Fordham University law professor and Democratic primary gubernatorial

Fordham University law professor and Democratic primary gubernatorial candidate Zephyr Teachout in Brooklyn on Aug. 7, 2014. Credit: AP / Peter Morgan

A New York State Supreme Court justice ruled Monday that long-shot Democratic gubernatorial candidate Zephyr Teachout meets the state's five-year residency requirement to run against Gov. Andrew M. Cuomo in next month's primary.

Cuomo's campaign has vowed to appeal the decision.

In a 12-page ruling, State Supreme Court Justice Edgar Walker said Cuomo's campaign attorney "failed to establish . . . that Ms. Teachout did not reside in the State of New York after June 2009."

Teachout, 42, a Fordham Law School professor who moved from Vermont to New York City in 2009, is waging an underdog bid against Cuomo, touting a liberal agenda. In a prepared statement, she said, "Today we beat the governor and his old boys club in court" and urged Cuomo to join her for a debate before the Sept. 9 primary.

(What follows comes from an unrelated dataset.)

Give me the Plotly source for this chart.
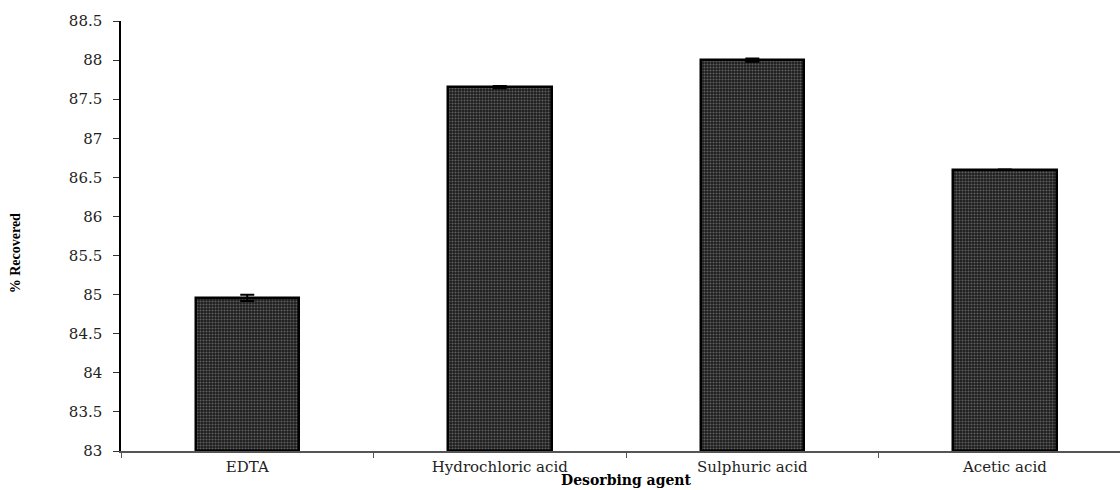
import plotly.graph_objects as go

categories = ["EDTA", "Hydrochloric acid", "Sulphuric acid", "Acetic acid"]
recovered = [84.96, 87.655, 88.0, 86.6]
errors = [0.04, 0.015, 0.02, 0.0]
y_ticks = [83, 83.5, 84, 84.5, 85, 85.5, 86, 86.5, 87, 87.5, 88, 88.5]
y_tick_labels = ["83", "83.5", "84", "84.5", "85", "85.5", "86", "86.5", "87", "87.5", "88", "88.5"]

fig = go.Figure()
fig.add_trace(go.Bar(
    x=categories,
    y=[v - 83 for v in recovered],
    base=83,
    width=0.41,
    marker=dict(
        color="#2a2a2a",
        line=dict(color="black", width=2.5),
        pattern=dict(shape=".", bgcolor="#1c1c1c", fgcolor="#a0a0a0", size=3, solidity=0.4, fillmode="overlay"),
    ),
    error_y=dict(type="data", array=errors, arrayminus=errors, visible=True,
                 color="black", thickness=2, width=7),
    hoverinfo="skip",
))

fig.update_layout(
    width=1120, height=490,
    margin=dict(l=121, r=0, t=21, b=39),
    plot_bgcolor="white", paper_bgcolor="white",
    showlegend=False,
    font=dict(family="DejaVu Serif", size=15, color="#222"),
    bargap=0,
)
fig.update_xaxes(
    type="category",
    range=[-0.5, 3.456],
    showline=True, linecolor="#555", linewidth=1.5,
    ticks="outside", tickson="boundaries", ticklen=5, tickcolor="#555",
    showgrid=False, zeroline=False,
    tickfont=dict(family="DejaVu Serif", size=15, color="#222"),
    ticklabelstandoff=1,
)
fig.update_yaxes(
    range=[83, 88.5],
    tickvals=y_ticks, ticktext=y_tick_labels,
    showline=True, linecolor="black", linewidth=1.5,
    ticks="outside", ticklen=6, tickcolor="#333",
    showgrid=False, zeroline=False,
    tickfont=dict(family="DejaVu Serif", size=15, color="#222"),
    ticklabelstandoff=8,
)
fig.add_annotation(
    text="<b>Desorbing agent</b>", xref="x", yref="paper", x=1.5, y=-0.068,
    showarrow=False, yanchor="middle", xanchor="center",
    font=dict(family="DejaVu Serif", size=14, color="black"),
)
fig.add_annotation(
    text="<b>% Recovered</b>", xref="paper", yref="paper", x=-0.106, y=0.46,
    showarrow=False, textangle=-90, xanchor="center", yanchor="middle",
    font=dict(family="Liberation Serif", size=14, color="black"),
)
fig.write_html("out.html")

"His two attempts to knock me off the ballot have failed -- first by challenging my petition signatures, and second by challenging my residency," Teachout said. "We won Rounds 1 and 2. Now it's time for Round 3: a debate. New York Democrats deserve a debate between Andrew Cuomo and myself about the issues that real New Yorkers care about: schools, fracking, corruption and building a fair and strong economy. There wasn't supposed to be a primary in Andrew Cuomo's New York. Game on."

Cuomo campaign attorney Martin E. Connor said, "As the judge himself noted in his decision, Ms. Teachout admitted under oath that she misrepresented her address on official and tax documents. Will Ms. Teachout be paying the taxes owed to the State of New York? We will be appealing today's decision."

Connor was referring to Teachout's 2009 and 2010 income tax filings, which she amended earlier this year to reflect her New York residency after previously listing on the forms that she had lived in the city for "0 months" in 2009 and 10 months in 2010.

During a two-day trial last week in state Supreme Court in Brooklyn, Teachout testified that the tax filings were "clearly a mistake."

At the trial, Connor also questioned Teachout's full-time residency status by pointing to a traffic ticket, a Vermont driver's license and other documents in which she listed Vermont as her primary residence.

In his ruling, Walker said, Teachout and two of her friends who testified in court "all presented credible testimony" that she lived at various Manhattan and Brooklyn addresses over the past five years. Walker also cited utility and rent checks, and emails related to "housewarming parties, lease renewals and moving arrangements" as evidence of her time living in New York.

Teachout's attorney Lawrence A. Mandelker said both sides will appear in appellate court on Aug. 19.